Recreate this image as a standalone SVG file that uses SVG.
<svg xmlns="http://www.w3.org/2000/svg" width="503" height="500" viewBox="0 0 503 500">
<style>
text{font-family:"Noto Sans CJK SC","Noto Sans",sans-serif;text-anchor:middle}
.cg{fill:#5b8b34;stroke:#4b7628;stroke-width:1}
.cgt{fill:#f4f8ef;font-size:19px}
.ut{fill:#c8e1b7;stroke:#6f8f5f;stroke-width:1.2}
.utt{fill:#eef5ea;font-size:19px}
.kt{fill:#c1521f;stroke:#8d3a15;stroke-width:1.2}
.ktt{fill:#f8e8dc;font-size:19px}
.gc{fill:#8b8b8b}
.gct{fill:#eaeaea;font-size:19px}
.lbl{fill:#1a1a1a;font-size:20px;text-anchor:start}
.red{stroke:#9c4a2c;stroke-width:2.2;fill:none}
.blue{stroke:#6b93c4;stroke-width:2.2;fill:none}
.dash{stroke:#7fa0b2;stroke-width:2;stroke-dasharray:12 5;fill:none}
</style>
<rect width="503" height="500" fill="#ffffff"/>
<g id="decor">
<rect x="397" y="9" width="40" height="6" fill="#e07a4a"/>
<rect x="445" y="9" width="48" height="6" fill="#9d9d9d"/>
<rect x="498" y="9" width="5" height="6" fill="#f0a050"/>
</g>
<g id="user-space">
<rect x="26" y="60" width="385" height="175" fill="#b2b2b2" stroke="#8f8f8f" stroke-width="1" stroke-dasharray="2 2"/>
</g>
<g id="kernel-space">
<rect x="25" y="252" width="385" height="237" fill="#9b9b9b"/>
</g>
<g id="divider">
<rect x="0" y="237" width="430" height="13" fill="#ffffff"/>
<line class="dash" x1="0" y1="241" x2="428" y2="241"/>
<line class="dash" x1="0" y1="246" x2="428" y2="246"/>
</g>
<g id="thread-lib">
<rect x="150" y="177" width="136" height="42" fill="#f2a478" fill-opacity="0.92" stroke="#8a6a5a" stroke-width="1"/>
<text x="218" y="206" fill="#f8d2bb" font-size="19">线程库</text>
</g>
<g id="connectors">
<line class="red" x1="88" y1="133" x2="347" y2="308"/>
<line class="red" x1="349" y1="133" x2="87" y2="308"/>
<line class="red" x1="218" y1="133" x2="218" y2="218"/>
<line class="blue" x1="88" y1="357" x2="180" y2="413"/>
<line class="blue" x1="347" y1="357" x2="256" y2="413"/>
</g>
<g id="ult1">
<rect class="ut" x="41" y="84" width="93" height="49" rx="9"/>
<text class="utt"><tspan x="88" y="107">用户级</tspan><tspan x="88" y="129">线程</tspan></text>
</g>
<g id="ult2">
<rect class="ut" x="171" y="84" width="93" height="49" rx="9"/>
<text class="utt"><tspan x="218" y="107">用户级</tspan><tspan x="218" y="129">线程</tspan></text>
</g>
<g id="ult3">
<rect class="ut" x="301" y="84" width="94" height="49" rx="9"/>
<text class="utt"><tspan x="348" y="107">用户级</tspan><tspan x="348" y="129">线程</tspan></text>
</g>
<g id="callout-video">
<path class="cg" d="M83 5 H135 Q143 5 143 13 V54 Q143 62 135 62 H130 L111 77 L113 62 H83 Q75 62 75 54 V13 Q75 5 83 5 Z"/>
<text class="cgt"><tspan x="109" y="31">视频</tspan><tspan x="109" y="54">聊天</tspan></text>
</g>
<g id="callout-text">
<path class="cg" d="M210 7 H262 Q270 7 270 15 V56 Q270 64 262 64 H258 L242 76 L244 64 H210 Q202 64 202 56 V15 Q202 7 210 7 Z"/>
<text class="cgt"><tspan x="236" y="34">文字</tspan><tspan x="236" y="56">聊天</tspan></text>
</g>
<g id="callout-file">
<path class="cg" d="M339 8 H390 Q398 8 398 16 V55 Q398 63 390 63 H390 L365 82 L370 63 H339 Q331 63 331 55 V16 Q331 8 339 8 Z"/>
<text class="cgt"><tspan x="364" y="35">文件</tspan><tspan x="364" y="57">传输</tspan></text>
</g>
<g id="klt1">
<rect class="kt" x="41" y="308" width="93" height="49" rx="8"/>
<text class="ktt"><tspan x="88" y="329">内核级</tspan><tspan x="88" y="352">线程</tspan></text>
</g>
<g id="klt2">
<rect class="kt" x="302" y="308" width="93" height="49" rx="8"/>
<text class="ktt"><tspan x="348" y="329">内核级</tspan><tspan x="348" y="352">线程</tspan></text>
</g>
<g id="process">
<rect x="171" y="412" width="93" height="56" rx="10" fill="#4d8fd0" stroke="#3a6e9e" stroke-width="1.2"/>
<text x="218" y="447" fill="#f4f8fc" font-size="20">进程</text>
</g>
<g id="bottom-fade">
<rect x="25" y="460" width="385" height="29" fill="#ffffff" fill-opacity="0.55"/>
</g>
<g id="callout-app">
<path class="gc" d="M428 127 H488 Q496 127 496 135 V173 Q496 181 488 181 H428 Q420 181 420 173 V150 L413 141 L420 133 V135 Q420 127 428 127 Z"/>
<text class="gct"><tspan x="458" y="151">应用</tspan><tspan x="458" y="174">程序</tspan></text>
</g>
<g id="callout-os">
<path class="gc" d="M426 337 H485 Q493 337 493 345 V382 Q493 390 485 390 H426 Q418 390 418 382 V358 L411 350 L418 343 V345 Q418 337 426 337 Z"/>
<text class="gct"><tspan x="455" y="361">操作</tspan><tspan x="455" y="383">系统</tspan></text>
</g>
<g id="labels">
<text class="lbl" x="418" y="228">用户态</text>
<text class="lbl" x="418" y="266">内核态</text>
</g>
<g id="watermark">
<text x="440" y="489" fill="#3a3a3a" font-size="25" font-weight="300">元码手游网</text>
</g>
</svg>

• _GOAL OF THE EXERCISE_
Take the lines above and retype all of them exactly.

• _RESPONSE FOR THIS EXERCISE_
Recreate this image as a standalone SVG file that uses SVG.
<svg xmlns="http://www.w3.org/2000/svg" width="503" height="500" viewBox="0 0 503 500">
<style>
text{font-family:"Noto Sans CJK SC","Noto Sans",sans-serif;text-anchor:middle}
.cg{fill:#5b8b34;stroke:#4b7628;stroke-width:1}
.cgt{fill:#f4f8ef;font-size:19px}
.ut{fill:#c8e1b7;stroke:#6f8f5f;stroke-width:1.2}
.utt{fill:#eef5ea;font-size:19px}
.kt{fill:#c1521f;stroke:#8d3a15;stroke-width:1.2}
.ktt{fill:#f8e8dc;font-size:19px}
.gc{fill:#8b8b8b}
.gct{fill:#eaeaea;font-size:19px}
.lbl{fill:#1a1a1a;font-size:20px;text-anchor:start}
.red{stroke:#9c4a2c;stroke-width:2.2;fill:none}
.blue{stroke:#6b93c4;stroke-width:2.2;fill:none}
.dash{stroke:#7fa0b2;stroke-width:2;stroke-dasharray:12 5;fill:none}
</style>
<rect width="503" height="500" fill="#ffffff"/>
<g id="decor">
<rect x="397" y="9" width="40" height="6" fill="#e07a4a"/>
<rect x="445" y="9" width="48" height="6" fill="#9d9d9d"/>
<rect x="498" y="9" width="5" height="6" fill="#f0a050"/>
</g>
<g id="user-space">
<rect x="26" y="60" width="385" height="175" fill="#b2b2b2" stroke="#8f8f8f" stroke-width="1" stroke-dasharray="2 2"/>
</g>
<g id="kernel-space">
<rect x="25" y="252" width="385" height="237" fill="#9b9b9b"/>
</g>
<g id="divider">
<rect x="0" y="237" width="430" height="13" fill="#ffffff"/>
<line class="dash" x1="0" y1="241" x2="428" y2="241"/>
<line class="dash" x1="0" y1="246" x2="428" y2="246"/>
</g>
<g id="thread-lib">
<rect x="150" y="177" width="136" height="42" fill="#f2a478" fill-opacity="0.92" stroke="#8a6a5a" stroke-width="1"/>
<text x="218" y="206" fill="#f8d2bb" font-size="19">线程库</text>
</g>
<g id="connectors">
<line class="red" x1="88" y1="133" x2="347" y2="308"/>
<line class="red" x1="349" y1="133" x2="87" y2="308"/>
<line class="red" x1="218" y1="133" x2="218" y2="218"/>
<line class="blue" x1="88" y1="357" x2="180" y2="413"/>
<line class="blue" x1="347" y1="357" x2="256" y2="413"/>
</g>
<g id="ult1">
<rect class="ut" x="41" y="84" width="93" height="49" rx="9"/>
<text class="utt"><tspan x="88" y="107">用户级</tspan><tspan x="88" y="129">线程</tspan></text>
</g>
<g id="ult2">
<rect class="ut" x="171" y="84" width="93" height="49" rx="9"/>
<text class="utt"><tspan x="218" y="107">用户级</tspan><tspan x="218" y="129">线程</tspan></text>
</g>
<g id="ult3">
<rect class="ut" x="301" y="84" width="94" height="49" rx="9"/>
<text class="utt"><tspan x="348" y="107">用户级</tspan><tspan x="348" y="129">线程</tspan></text>
</g>
<g id="callout-video">
<path class="cg" d="M83 5 H135 Q143 5 143 13 V54 Q143 62 135 62 H130 L111 77 L113 62 H83 Q75 62 75 54 V13 Q75 5 83 5 Z"/>
<text class="cgt"><tspan x="109" y="31">视频</tspan><tspan x="109" y="54">聊天</tspan></text>
</g>
<g id="callout-text">
<path class="cg" d="M210 7 H262 Q270 7 270 15 V56 Q270 64 262 64 H258 L242 76 L244 64 H210 Q202 64 202 56 V15 Q202 7 210 7 Z"/>
<text class="cgt"><tspan x="236" y="34">文字</tspan><tspan x="236" y="56">聊天</tspan></text>
</g>
<g id="callout-file">
<path class="cg" d="M339 8 H390 Q398 8 398 16 V55 Q398 63 390 63 H390 L365 82 L370 63 H339 Q331 63 331 55 V16 Q331 8 339 8 Z"/>
<text class="cgt"><tspan x="364" y="35">文件</tspan><tspan x="364" y="57">传输</tspan></text>
</g>
<g id="klt1">
<rect class="kt" x="41" y="308" width="93" height="49" rx="8"/>
<text class="ktt"><tspan x="88" y="329">内核级</tspan><tspan x="88" y="352">线程</tspan></text>
</g>
<g id="klt2">
<rect class="kt" x="302" y="308" width="93" height="49" rx="8"/>
<text class="ktt"><tspan x="348" y="329">内核级</tspan><tspan x="348" y="352">线程</tspan></text>
</g>
<g id="process">
<rect x="171" y="412" width="93" height="56" rx="10" fill="#4d8fd0" stroke="#3a6e9e" stroke-width="1.2"/>
<text x="218" y="447" fill="#f4f8fc" font-size="20">进程</text>
</g>
<g id="bottom-fade">
<rect x="25" y="460" width="385" height="29" fill="#ffffff" fill-opacity="0.55"/>
</g>
<g id="callout-app">
<path class="gc" d="M428 127 H488 Q496 127 496 135 V173 Q496 181 488 181 H428 Q420 181 420 173 V150 L413 141 L420 133 V135 Q420 127 428 127 Z"/>
<text class="gct"><tspan x="458" y="151">应用</tspan><tspan x="458" y="174">程序</tspan></text>
</g>
<g id="callout-os">
<path class="gc" d="M426 337 H485 Q493 337 493 345 V382 Q493 390 485 390 H426 Q418 390 418 382 V358 L411 350 L418 343 V345 Q418 337 426 337 Z"/>
<text class="gct"><tspan x="455" y="361">操作</tspan><tspan x="455" y="383">系统</tspan></text>
</g>
<g id="labels">
<text class="lbl" x="418" y="228">用户态</text>
<text class="lbl" x="418" y="266">内核态</text>
</g>
<g id="watermark">
<text x="440" y="489" fill="#3a3a3a" font-size="25" font-weight="300">元码手游网</text>
</g>
</svg>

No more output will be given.